Wash and rinse the sushi rice until the water is clear. Drain well and cook according to package instructions. Season with rice wine vinegar and cover with a damp cloth to prevent drying.
Prepare the filling by combining tuna, Sriracha sauce, sesame oil, and scallions in a bowl.
Place a sheet of nori shiny side down on a bamboo mat covered with plastic wrap. Spread sushi rice evenly over the nori and sprinkle with sesame seeds. Arrange the tuna mixture along the bottom edge.
Roll the nori over the filling, pressing gently along the length of the roll to compact the rice and filling. Continue rolling until the far edge of the nori is sealed. Press lightly to ensure the roll is tight and compact.
Make the spicy mayo by whisking together mayonnaise, Sriracha, and lime juice in a small bowl.
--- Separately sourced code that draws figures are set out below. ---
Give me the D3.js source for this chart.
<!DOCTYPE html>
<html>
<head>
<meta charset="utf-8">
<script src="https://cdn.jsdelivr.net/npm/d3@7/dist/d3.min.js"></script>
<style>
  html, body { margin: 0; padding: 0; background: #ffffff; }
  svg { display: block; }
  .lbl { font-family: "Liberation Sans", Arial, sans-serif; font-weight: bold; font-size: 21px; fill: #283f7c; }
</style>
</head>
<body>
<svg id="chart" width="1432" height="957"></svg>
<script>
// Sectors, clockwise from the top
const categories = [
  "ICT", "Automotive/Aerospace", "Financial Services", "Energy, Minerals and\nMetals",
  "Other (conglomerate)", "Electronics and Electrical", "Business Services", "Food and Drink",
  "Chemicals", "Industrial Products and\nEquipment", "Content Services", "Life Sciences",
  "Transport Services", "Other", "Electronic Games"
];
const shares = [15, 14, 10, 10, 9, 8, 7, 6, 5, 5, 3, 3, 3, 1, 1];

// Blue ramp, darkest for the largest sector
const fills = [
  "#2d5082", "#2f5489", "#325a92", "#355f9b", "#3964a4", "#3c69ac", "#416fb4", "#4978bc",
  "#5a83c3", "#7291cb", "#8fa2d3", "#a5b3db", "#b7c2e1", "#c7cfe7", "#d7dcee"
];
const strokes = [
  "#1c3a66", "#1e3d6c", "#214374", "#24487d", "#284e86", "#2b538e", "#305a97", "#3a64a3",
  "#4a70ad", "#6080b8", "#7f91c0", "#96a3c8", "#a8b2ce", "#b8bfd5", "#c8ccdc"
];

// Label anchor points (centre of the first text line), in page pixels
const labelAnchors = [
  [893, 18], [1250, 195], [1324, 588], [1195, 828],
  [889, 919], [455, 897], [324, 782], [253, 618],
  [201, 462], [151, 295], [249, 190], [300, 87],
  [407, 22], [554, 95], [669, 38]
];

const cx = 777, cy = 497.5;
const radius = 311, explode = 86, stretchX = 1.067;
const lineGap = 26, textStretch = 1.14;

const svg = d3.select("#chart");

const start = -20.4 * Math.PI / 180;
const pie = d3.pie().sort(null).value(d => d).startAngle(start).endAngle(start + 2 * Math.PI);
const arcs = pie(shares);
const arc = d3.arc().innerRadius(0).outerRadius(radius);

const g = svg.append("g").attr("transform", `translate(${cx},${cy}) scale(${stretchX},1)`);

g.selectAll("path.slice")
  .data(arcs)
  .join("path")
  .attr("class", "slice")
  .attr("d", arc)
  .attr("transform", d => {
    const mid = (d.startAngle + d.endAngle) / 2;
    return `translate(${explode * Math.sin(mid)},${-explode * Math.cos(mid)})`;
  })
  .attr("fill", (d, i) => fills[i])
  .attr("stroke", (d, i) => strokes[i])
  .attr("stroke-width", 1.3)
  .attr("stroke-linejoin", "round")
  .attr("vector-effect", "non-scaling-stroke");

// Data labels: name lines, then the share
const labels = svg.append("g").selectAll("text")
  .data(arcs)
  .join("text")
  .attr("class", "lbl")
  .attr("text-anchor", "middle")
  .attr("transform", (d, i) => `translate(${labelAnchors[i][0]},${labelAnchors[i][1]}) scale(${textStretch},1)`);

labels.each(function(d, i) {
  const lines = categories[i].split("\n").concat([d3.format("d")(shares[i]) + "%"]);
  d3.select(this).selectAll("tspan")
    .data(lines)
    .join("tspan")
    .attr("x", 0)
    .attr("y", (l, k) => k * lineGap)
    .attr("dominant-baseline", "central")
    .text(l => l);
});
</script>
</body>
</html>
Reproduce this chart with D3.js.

For the iced matcha latte, whisk the matcha powder with hot water until smooth and foamy. Pour into a glass, stir well, sweeten if desired, and pour over ice.
Wet the blade of a sharp knife and cut each sushi roll into 6–8 pieces, cleaning the knife with a damp cloth between cuts. Top each roll with spicy mayo or serve on the side.
Serve the sushi rolls with optional wasabi, pickled ginger, a small dish of soy sauce, and the iced matcha latte.